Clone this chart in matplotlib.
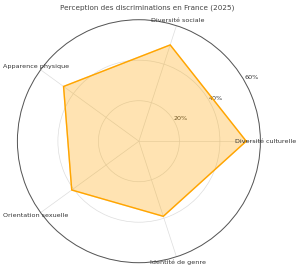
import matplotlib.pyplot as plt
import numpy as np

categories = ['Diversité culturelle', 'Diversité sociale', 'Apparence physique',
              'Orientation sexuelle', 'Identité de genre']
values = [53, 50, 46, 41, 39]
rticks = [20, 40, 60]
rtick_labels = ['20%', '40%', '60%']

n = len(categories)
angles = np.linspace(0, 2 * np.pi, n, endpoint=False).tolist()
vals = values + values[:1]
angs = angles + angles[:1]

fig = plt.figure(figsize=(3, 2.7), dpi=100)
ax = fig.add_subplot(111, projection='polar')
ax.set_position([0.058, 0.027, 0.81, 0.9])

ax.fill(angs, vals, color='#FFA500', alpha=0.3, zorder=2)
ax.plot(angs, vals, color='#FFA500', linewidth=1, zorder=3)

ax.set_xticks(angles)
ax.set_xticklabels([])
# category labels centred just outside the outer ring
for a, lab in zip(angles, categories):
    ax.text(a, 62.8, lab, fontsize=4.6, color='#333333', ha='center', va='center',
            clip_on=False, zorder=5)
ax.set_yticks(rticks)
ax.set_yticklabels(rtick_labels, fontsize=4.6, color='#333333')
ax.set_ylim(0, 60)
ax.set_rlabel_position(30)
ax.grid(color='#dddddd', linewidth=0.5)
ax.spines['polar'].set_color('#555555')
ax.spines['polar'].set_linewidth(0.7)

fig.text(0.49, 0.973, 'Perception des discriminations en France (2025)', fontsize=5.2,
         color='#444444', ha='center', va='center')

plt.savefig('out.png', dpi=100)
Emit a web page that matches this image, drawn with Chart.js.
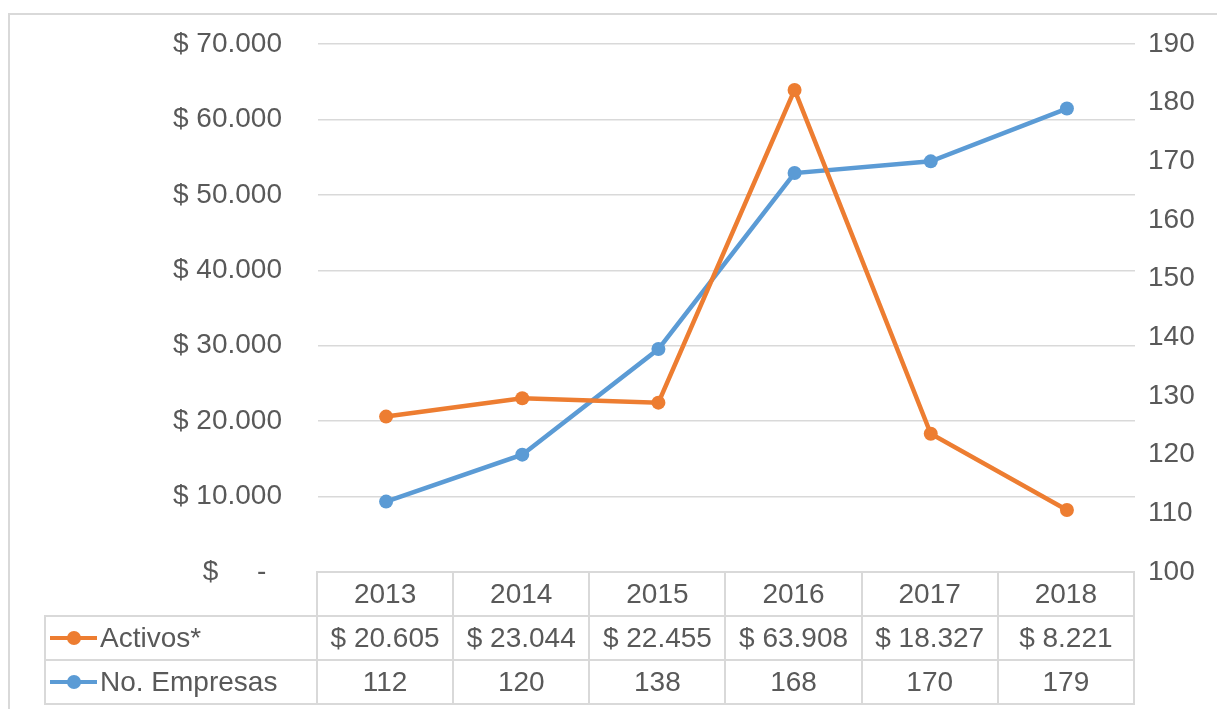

══════

Nothing in the entries should change as you copy them, except that the pictures are left out.

Exercise response
Clone this chart in matplotlib.
import matplotlib.pyplot as plt
import numpy as np

categories = ['Diversité culturelle', 'Diversité sociale', 'Apparence physique',
              'Orientation sexuelle', 'Identité de genre']
values = [53, 50, 46, 41, 39]
rticks = [20, 40, 60]
rtick_labels = ['20%', '40%', '60%']

n = len(categories)
angles = np.linspace(0, 2 * np.pi, n, endpoint=False).tolist()
vals = values + values[:1]
angs = angles + angles[:1]

fig = plt.figure(figsize=(3, 2.7), dpi=100)
ax = fig.add_subplot(111, projection='polar')
ax.set_position([0.058, 0.027, 0.81, 0.9])

ax.fill(angs, vals, color='#FFA500', alpha=0.3, zorder=2)
ax.plot(angs, vals, color='#FFA500', linewidth=1, zorder=3)

ax.set_xticks(angles)
ax.set_xticklabels([])
# category labels centred just outside the outer ring
for a, lab in zip(angles, categories):
    ax.text(a, 62.8, lab, fontsize=4.6, color='#333333', ha='center', va='center',
            clip_on=False, zorder=5)
ax.set_yticks(rticks)
ax.set_yticklabels(rtick_labels, fontsize=4.6, color='#333333')
ax.set_ylim(0, 60)
ax.set_rlabel_position(30)
ax.grid(color='#dddddd', linewidth=0.5)
ax.spines['polar'].set_color('#555555')
ax.spines['polar'].set_linewidth(0.7)

fig.text(0.49, 0.973, 'Perception des discriminations en France (2025)', fontsize=5.2,
         color='#444444', ha='center', va='center')

plt.savefig('out.png', dpi=100)
Emit a web page that matches this image, drawn with Chart.js.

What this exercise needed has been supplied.